Wednesday, June 15, 2011

The Relief of Drought, At Least A Tiny Bit

Do you see that picture? It is a picture of the leaf of a banana plant (with bottles in the background, of course) and that leaf is WET!
It is raining. Gently, gently and hardly enough probably to make a dent in the drought we've had but just the very smell of rain, its sound as it falls on leaves and ground, is enough to restore my soul, if not the trees.

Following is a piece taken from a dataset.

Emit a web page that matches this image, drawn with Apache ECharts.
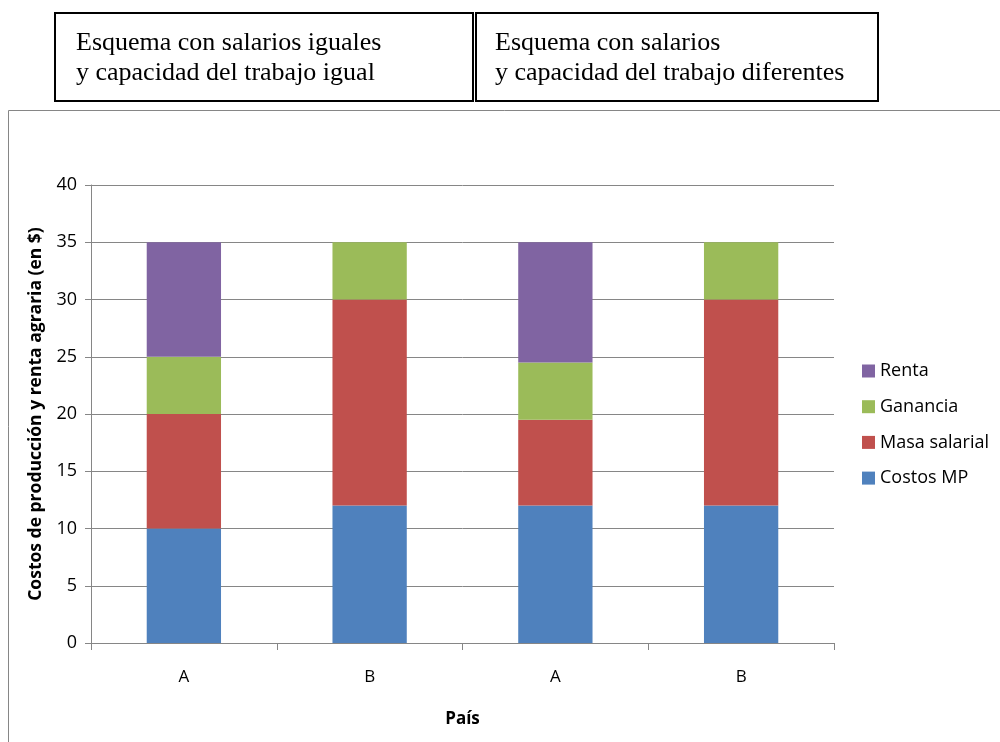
<!DOCTYPE html>
<html>
<head>
<meta charset="utf-8">
<script src="https://cdn.jsdelivr.net/npm/echarts@6/dist/echarts.min.js"></script>
<style>
  html, body { margin: 0; padding: 0; background: #fff; }
  #chart { width: 1000px; height: 742px; }
</style>
</head>
<body>
<div id="chart"></div>
<script>
// Countries in each scheme (first pair: equal wages, second pair: different wages)
const categories = ['A', 'B', 'A', 'B'];
const costosMP = [10, 12, 12, 12];
const masaSalarial = [10, 18, 7.5, 18];
const ganancia = [5, 5, 5, 5];
const renta = [10, 0, 10.5, 0];
const yTicks = { min: 0, max: 40, interval: 5 };

const uiFont = '"Open Sans", "Liberation Sans", sans-serif';
const serifFont = '"Liberation Serif", "DejaVu Serif", serif';

const chart = echarts.init(document.getElementById('chart'), null, { renderer: 'canvas' });

function seriesOf(name, data, color) {
  return {
    name: name,
    type: 'bar',
    stack: 'total',
    barWidth: '40%',
    data: data,
    itemStyle: { color: color },
    emphasis: { disabled: true }
  };
}

chart.setOption({
  animation: false,
  backgroundColor: '#fff',
  textStyle: { fontFamily: uiFont },
  grid: { left: 91, top: 185, width: 743, height: 458, containLabel: false },
  legend: {
    orient: 'vertical',
    left: 857,
    top: 357,
    itemWidth: 13,
    itemHeight: 13,
    itemGap: 17.7,
    icon: 'rect',
    textStyle: { fontSize: 18, color: '#000', fontFamily: uiFont },
    data: ['Renta', 'Ganancia', 'Masa salarial', 'Costos MP']
  },
  xAxis: {
    type: 'category',
    data: categories,
    name: 'País',
    nameLocation: 'middle',
    nameGap: 68,
    nameTextStyle: { fontSize: 17, fontWeight: 'bold', color: '#000' },
    axisLine: { lineStyle: { color: '#868686' } },
    axisTick: { show: true, length: 7, lineStyle: { color: '#868686' } },
    axisLabel: { fontSize: 17, color: '#000', margin: 26 }
  },
  yAxis: {
    type: 'value',
    min: yTicks.min,
    max: yTicks.max,
    interval: yTicks.interval,
    name: 'Costos de producción y renta agraria (en $)',
    nameLocation: 'middle',
    nameGap: 46,
    nameTextStyle: { fontSize: 17.5, fontWeight: 'bold', color: '#000' },
    axisLine: { show: true, lineStyle: { color: '#868686' } },
    axisTick: { show: true, length: 6, lineStyle: { color: '#868686' } },
    axisLabel: { fontSize: 18, color: '#000', margin: 14 },
    splitLine: { lineStyle: { color: '#868686' } }
  },
  series: [
    seriesOf('Costos MP', costosMP, '#4F81BD'),
    seriesOf('Masa salarial', masaSalarial, '#C0504D'),
    seriesOf('Ganancia', ganancia, '#9BBB59'),
    seriesOf('Renta', renta, '#8064A2')
  ],
  graphic: [
    {
      type: 'rect',
      shape: { x: 8.5, y: 110.5, width: 1100, height: 800 },
      style: { fill: 'none', stroke: '#868686', lineWidth: 1 },
      silent: true
    },
    {
      type: 'rect',
      shape: { x: 55, y: 13, width: 418, height: 88 },
      style: { fill: 'none', stroke: '#000', lineWidth: 2 },
      silent: true
    },
    {
      type: 'rect',
      shape: { x: 476, y: 13, width: 402, height: 88 },
      style: { fill: 'none', stroke: '#000', lineWidth: 2 },
      silent: true
    },
    {
      type: 'text',
      left: 76, top: 28,
      style: {
        text: 'Esquema con salarios iguales\ny capacidad del trabajo igual',
        font: '26px ' + serifFont, lineHeight: 30, fill: '#000'
      },
      silent: true
    },
    {
      type: 'text',
      left: 495, top: 28,
      style: {
        text: 'Esquema con salarios\ny capacidad del trabajo diferentes',
        font: '26px ' + serifFont, lineHeight: 30, fill: '#000'
      },
      silent: true
    }
  ]
});
</script>
</body>
</html>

Something is happening to me. My heart is softening so much towards my mother. It's had nothing to do with logic or effort on my part. I haven't "tried," and I haven't prayed, of course, but it's just happened.
Not only has my heart softened, but I've actually started not dreading to see her. I tell you the exact moment it happened- when she moved into Westminster Oaks and she softened herself. She accepted, she saw that her clothes would fit into that closet, she stopped fighting and calling the people who lived there "rich bitches," she quit talking about wanting to die. She started taking great interest in her surroundings and I saw her introduce herself to people, both residents and staff, and well, it just happened.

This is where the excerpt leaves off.